* Start INFORMATION SUPPLIED *
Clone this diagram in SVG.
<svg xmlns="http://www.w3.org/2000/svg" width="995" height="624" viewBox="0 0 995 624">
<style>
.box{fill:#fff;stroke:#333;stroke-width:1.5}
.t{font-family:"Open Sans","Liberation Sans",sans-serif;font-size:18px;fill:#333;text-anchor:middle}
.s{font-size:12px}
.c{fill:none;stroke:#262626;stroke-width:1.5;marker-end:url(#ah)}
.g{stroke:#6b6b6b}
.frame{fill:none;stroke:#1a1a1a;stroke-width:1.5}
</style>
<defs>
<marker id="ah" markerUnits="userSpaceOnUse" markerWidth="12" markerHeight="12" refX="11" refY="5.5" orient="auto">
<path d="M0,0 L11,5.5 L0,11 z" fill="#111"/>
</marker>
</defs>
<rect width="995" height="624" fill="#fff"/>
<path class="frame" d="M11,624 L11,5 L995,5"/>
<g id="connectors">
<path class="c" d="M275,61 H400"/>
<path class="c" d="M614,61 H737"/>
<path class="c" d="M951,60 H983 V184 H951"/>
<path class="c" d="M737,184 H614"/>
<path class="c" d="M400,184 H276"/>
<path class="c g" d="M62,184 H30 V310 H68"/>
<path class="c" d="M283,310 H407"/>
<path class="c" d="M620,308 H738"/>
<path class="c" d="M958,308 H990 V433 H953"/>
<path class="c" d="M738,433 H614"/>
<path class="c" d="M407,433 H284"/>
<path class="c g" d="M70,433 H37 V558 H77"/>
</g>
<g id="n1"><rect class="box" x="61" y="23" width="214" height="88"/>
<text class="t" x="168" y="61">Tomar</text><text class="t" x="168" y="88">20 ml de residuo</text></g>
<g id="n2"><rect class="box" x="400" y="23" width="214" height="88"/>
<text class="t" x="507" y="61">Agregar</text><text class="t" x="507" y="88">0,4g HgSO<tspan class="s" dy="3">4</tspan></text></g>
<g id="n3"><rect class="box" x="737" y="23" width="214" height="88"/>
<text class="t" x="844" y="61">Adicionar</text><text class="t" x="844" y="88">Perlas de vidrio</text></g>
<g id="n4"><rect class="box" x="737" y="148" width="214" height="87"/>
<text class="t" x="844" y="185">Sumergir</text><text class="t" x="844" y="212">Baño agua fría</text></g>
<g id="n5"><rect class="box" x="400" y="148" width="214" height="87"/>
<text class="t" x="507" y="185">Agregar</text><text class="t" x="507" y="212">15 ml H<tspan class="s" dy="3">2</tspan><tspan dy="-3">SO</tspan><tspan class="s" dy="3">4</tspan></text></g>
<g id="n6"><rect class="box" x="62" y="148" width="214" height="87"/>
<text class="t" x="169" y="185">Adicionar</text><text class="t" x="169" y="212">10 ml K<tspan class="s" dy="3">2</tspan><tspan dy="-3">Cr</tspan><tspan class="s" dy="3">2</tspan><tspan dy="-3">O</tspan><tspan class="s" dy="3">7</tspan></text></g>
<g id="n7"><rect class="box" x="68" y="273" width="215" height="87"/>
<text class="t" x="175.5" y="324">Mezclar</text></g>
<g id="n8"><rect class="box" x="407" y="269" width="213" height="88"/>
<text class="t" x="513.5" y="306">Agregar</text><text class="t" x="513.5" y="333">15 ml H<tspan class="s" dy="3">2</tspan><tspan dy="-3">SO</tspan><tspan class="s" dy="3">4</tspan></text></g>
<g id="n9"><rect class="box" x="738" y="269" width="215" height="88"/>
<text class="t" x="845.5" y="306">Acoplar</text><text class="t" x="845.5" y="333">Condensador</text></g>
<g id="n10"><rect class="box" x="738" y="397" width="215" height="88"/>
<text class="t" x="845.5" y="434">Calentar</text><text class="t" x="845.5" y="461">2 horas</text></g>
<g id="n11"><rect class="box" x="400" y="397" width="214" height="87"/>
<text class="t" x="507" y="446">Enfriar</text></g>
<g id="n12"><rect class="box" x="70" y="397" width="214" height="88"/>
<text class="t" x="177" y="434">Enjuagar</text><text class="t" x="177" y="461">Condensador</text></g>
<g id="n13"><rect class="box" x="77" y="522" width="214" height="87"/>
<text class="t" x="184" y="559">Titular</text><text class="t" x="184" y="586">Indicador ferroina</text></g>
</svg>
* End INFORMATION SUPPLIED *
§ WRITTEN TASK:
Type out the whole listing above again, exactly as it stands.

§ SOLUTION TO THIS TASK:
Clone this diagram in SVG.
<svg xmlns="http://www.w3.org/2000/svg" width="995" height="624" viewBox="0 0 995 624">
<style>
.box{fill:#fff;stroke:#333;stroke-width:1.5}
.t{font-family:"Open Sans","Liberation Sans",sans-serif;font-size:18px;fill:#333;text-anchor:middle}
.s{font-size:12px}
.c{fill:none;stroke:#262626;stroke-width:1.5;marker-end:url(#ah)}
.g{stroke:#6b6b6b}
.frame{fill:none;stroke:#1a1a1a;stroke-width:1.5}
</style>
<defs>
<marker id="ah" markerUnits="userSpaceOnUse" markerWidth="12" markerHeight="12" refX="11" refY="5.5" orient="auto">
<path d="M0,0 L11,5.5 L0,11 z" fill="#111"/>
</marker>
</defs>
<rect width="995" height="624" fill="#fff"/>
<path class="frame" d="M11,624 L11,5 L995,5"/>
<g id="connectors">
<path class="c" d="M275,61 H400"/>
<path class="c" d="M614,61 H737"/>
<path class="c" d="M951,60 H983 V184 H951"/>
<path class="c" d="M737,184 H614"/>
<path class="c" d="M400,184 H276"/>
<path class="c g" d="M62,184 H30 V310 H68"/>
<path class="c" d="M283,310 H407"/>
<path class="c" d="M620,308 H738"/>
<path class="c" d="M958,308 H990 V433 H953"/>
<path class="c" d="M738,433 H614"/>
<path class="c" d="M407,433 H284"/>
<path class="c g" d="M70,433 H37 V558 H77"/>
</g>
<g id="n1"><rect class="box" x="61" y="23" width="214" height="88"/>
<text class="t" x="168" y="61">Tomar</text><text class="t" x="168" y="88">20 ml de residuo</text></g>
<g id="n2"><rect class="box" x="400" y="23" width="214" height="88"/>
<text class="t" x="507" y="61">Agregar</text><text class="t" x="507" y="88">0,4g HgSO<tspan class="s" dy="3">4</tspan></text></g>
<g id="n3"><rect class="box" x="737" y="23" width="214" height="88"/>
<text class="t" x="844" y="61">Adicionar</text><text class="t" x="844" y="88">Perlas de vidrio</text></g>
<g id="n4"><rect class="box" x="737" y="148" width="214" height="87"/>
<text class="t" x="844" y="185">Sumergir</text><text class="t" x="844" y="212">Baño agua fría</text></g>
<g id="n5"><rect class="box" x="400" y="148" width="214" height="87"/>
<text class="t" x="507" y="185">Agregar</text><text class="t" x="507" y="212">15 ml H<tspan class="s" dy="3">2</tspan><tspan dy="-3">SO</tspan><tspan class="s" dy="3">4</tspan></text></g>
<g id="n6"><rect class="box" x="62" y="148" width="214" height="87"/>
<text class="t" x="169" y="185">Adicionar</text><text class="t" x="169" y="212">10 ml K<tspan class="s" dy="3">2</tspan><tspan dy="-3">Cr</tspan><tspan class="s" dy="3">2</tspan><tspan dy="-3">O</tspan><tspan class="s" dy="3">7</tspan></text></g>
<g id="n7"><rect class="box" x="68" y="273" width="215" height="87"/>
<text class="t" x="175.5" y="324">Mezclar</text></g>
<g id="n8"><rect class="box" x="407" y="269" width="213" height="88"/>
<text class="t" x="513.5" y="306">Agregar</text><text class="t" x="513.5" y="333">15 ml H<tspan class="s" dy="3">2</tspan><tspan dy="-3">SO</tspan><tspan class="s" dy="3">4</tspan></text></g>
<g id="n9"><rect class="box" x="738" y="269" width="215" height="88"/>
<text class="t" x="845.5" y="306">Acoplar</text><text class="t" x="845.5" y="333">Condensador</text></g>
<g id="n10"><rect class="box" x="738" y="397" width="215" height="88"/>
<text class="t" x="845.5" y="434">Calentar</text><text class="t" x="845.5" y="461">2 horas</text></g>
<g id="n11"><rect class="box" x="400" y="397" width="214" height="87"/>
<text class="t" x="507" y="446">Enfriar</text></g>
<g id="n12"><rect class="box" x="70" y="397" width="214" height="88"/>
<text class="t" x="177" y="434">Enjuagar</text><text class="t" x="177" y="461">Condensador</text></g>
<g id="n13"><rect class="box" x="77" y="522" width="214" height="87"/>
<text class="t" x="184" y="559">Titular</text><text class="t" x="184" y="586">Indicador ferroina</text></g>
</svg>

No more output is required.